Quelle sont vos recommandations ?
Deux axes sont à distinguer. Tout d'abord, des règles contraignantes en ce qui concerne le fonctionnement des marchés réglementés, essentiellement Euronext pour l'Union européenne.
Nous estimons qu'il faut avoir une catégorisation des opérateurs à l'instar de ce qui se passe aux Etats-Unis. Nous militons également pour une publication hebdomadaire des positions ouvertes par catégorie d'opérateurs, pour la fixation de la limite d'emprise par catégorie pour que l'autorité de régulation puisse réclamer une réduction des investissements au prorata, et pour la fixation de la limite d'emprise individuelle, autrement dit par entreprise, afin d'éviter que l'on ait des positions très fortes prises par un seul opérateur. Enfin, nous souhaitons également instaurer des limites journalières de variations des cours pour tempérer les forts mouvements.
Un deuxième train de mesures, qui ressemble beaucoup à ce qui été décidé au mois de mai aux Etats-Unis par la Chambre des représentants et le Sénat, concerne la régulation du marché des produits dérivés de gré à gré. Il faudrait prévoir la constitution d'enregistrements des opérations faites sur options, afin de les porter à la connaissance de l'autorité de régulation et limiter les risques de contreparties par un passage obligatoire par une chambre de compensation.
Des règles additionnelles seront à envisager en ce qui concerne les limites de position : la limite d'emprise et la mise en œuvre de ratios prudentiels pour éviter que les entreprises jouent dans une proportion trop importante les fonds propres et qu'elles fassent courir un risque systémique au marché. Cela est discuté dans les dispositions de Bale III pour les banques, mais nulle part pour les hedge funds.
Nous avons réfléchi à ces propositions avec l'association des industries agricoles et alimentaires et différents partenaires céréaliers au niveau de la production et de la transformation. Par l'intermédiaire de notre organisation européenne, l'EFM, nous faisons le même travail avec des acteurs spécialisés dans la production, la coopération et le commerce.

Avez-vous bon espoir que l'ensemble de ces recommandations soient adoptées ? A quelle échéance ?
La Commission européenne aurait dû présenter un projet au mois de juin. Mais cela a été reporté en automne, sachant que le texte devrait être finalisé avant la fin de l'année. Il devrait être adopté l'année prochaine par la Commission et par le Parlement.
Nous avons bon espoir que le texte soit adopté. L'année dernière, au mois de septembre, lorsque le sommet du G20 s'est tenu, les différents membres ont indiqué que la régulation des produits dérivés en particulier sur le marché des matières premières agricoles était une priorité au niveau mondial afin d'éviter tout arbitrage réglementaire.

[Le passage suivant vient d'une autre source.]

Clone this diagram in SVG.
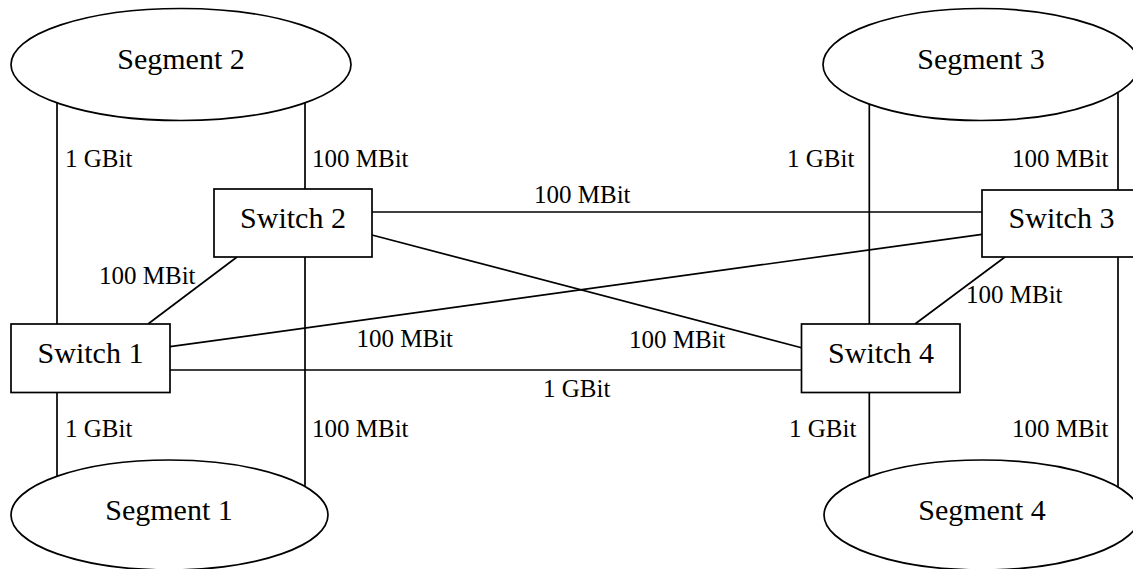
<svg xmlns="http://www.w3.org/2000/svg" width="1133" height="569" viewBox="0 0 1133 569">
<style>
.edge{stroke:#000;stroke-width:1.7;fill:none}
.seg{fill:#fff;stroke:#000;stroke-width:1.7}
.sw{fill:#fff;stroke:#000;stroke-width:1.7}
.nt{font-family:"Liberation Serif","Times New Roman",serif;font-size:30px;fill:#000;text-anchor:middle}
.lb{font-family:"Liberation Serif","Times New Roman",serif;font-size:25px;fill:#000}
</style>
<rect width="1133" height="569" fill="#fff"/>
<g id="connectors">
<line class="edge" x1="57" y1="102.8" x2="57" y2="324"/>
<line class="edge" x1="305" y1="102.8" x2="305" y2="189"/>
<line class="edge" x1="57" y1="392.5" x2="57" y2="476.3"/>
<line class="edge" x1="305" y1="257" x2="305" y2="486.5"/>
<line class="edge" x1="869.3" y1="104" x2="869.3" y2="324"/>
<line class="edge" x1="1118" y1="92.4" x2="1118" y2="190"/>
<line class="edge" x1="869.3" y1="392.5" x2="869.3" y2="476.5"/>
<line class="edge" x1="1118" y1="257" x2="1118" y2="487"/>
<line class="edge" x1="148" y1="324" x2="237" y2="257"/>
<line class="edge" x1="372" y1="212" x2="982" y2="212"/>
<line class="edge" x1="372" y1="235" x2="801.5" y2="347.7"/>
<line class="edge" x1="170" y1="346.7" x2="982" y2="234.3"/>
<line class="edge" x1="170" y1="370" x2="801.5" y2="370"/>
<line class="edge" x1="1005" y1="257" x2="915" y2="324"/>
</g>
<g id="labels">
<text class="lb" x="65" y="167">1 GBit</text>
<text class="lb" x="312" y="167">100 MBit</text>
<text class="lb" x="65" y="437">1 GBit</text>
<text class="lb" x="312" y="437">100 MBit</text>
<text class="lb" x="787" y="167">1 GBit</text>
<text class="lb" x="1012" y="167">100 MBit</text>
<text class="lb" x="789" y="437">1 GBit</text>
<text class="lb" x="1012" y="437">100 MBit</text>
<text class="lb" x="99" y="284">100 MBit</text>
<text class="lb" x="534" y="203">100 MBit</text>
<text class="lb" x="356.5" y="347">100 MBit</text>
<text class="lb" x="629" y="348">100 MBit</text>
<text class="lb" x="543" y="397">1 GBit</text>
<text class="lb" x="966" y="303">100 MBit</text>
</g>
<g id="segment2"><ellipse class="seg" cx="181" cy="64.5" rx="170" ry="56"/><text class="nt" x="181" y="69">Segment 2</text></g>
<g id="segment3"><ellipse class="seg" cx="981" cy="64.5" rx="158" ry="56"/><text class="nt" x="981" y="69">Segment 3</text></g>
<g id="segment1"><ellipse class="seg" cx="169.5" cy="515" rx="158.5" ry="55"/><text class="nt" x="169" y="520">Segment 1</text></g>
<g id="segment4"><ellipse class="seg" cx="982" cy="515" rx="158" ry="55"/><text class="nt" x="982" y="520">Segment 4</text></g>
<g id="switch1"><rect class="sw" x="11" y="324" width="159" height="68.5"/><text class="nt" x="90.5" y="363">Switch 1</text></g>
<g id="switch2"><rect class="sw" x="214" y="189" width="158" height="68"/><text class="nt" x="293" y="228">Switch 2</text></g>
<g id="switch3"><rect class="sw" x="982" y="190" width="159" height="67"/><text class="nt" x="1061.5" y="228">Switch 3</text></g>
<g id="switch4"><rect class="sw" x="801.5" y="324" width="158.5" height="68.5"/><text class="nt" x="881" y="363">Switch 4</text></g>
</svg>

Nous avons pu observer au mois d'août un report des acteurs de la bourse de Chicago vers Euronext, les règles régissant ce dernier marché étant plus souples. A titre d'exemple, la limite d'emprise n'est valable à Euronext que dans les 12 jours qui précédent l'échéance, alors qu'aux Etats Unis, la limite d'emprise est immédiate et qu'une communication hebdomadaire des positions ouvertes est exigée.

Les Etats-Unis ne seront pas prêts à accepter que l'Union européenne soit plus laxiste qu'eux dans un domaine où des engagements internationaux ont été pris.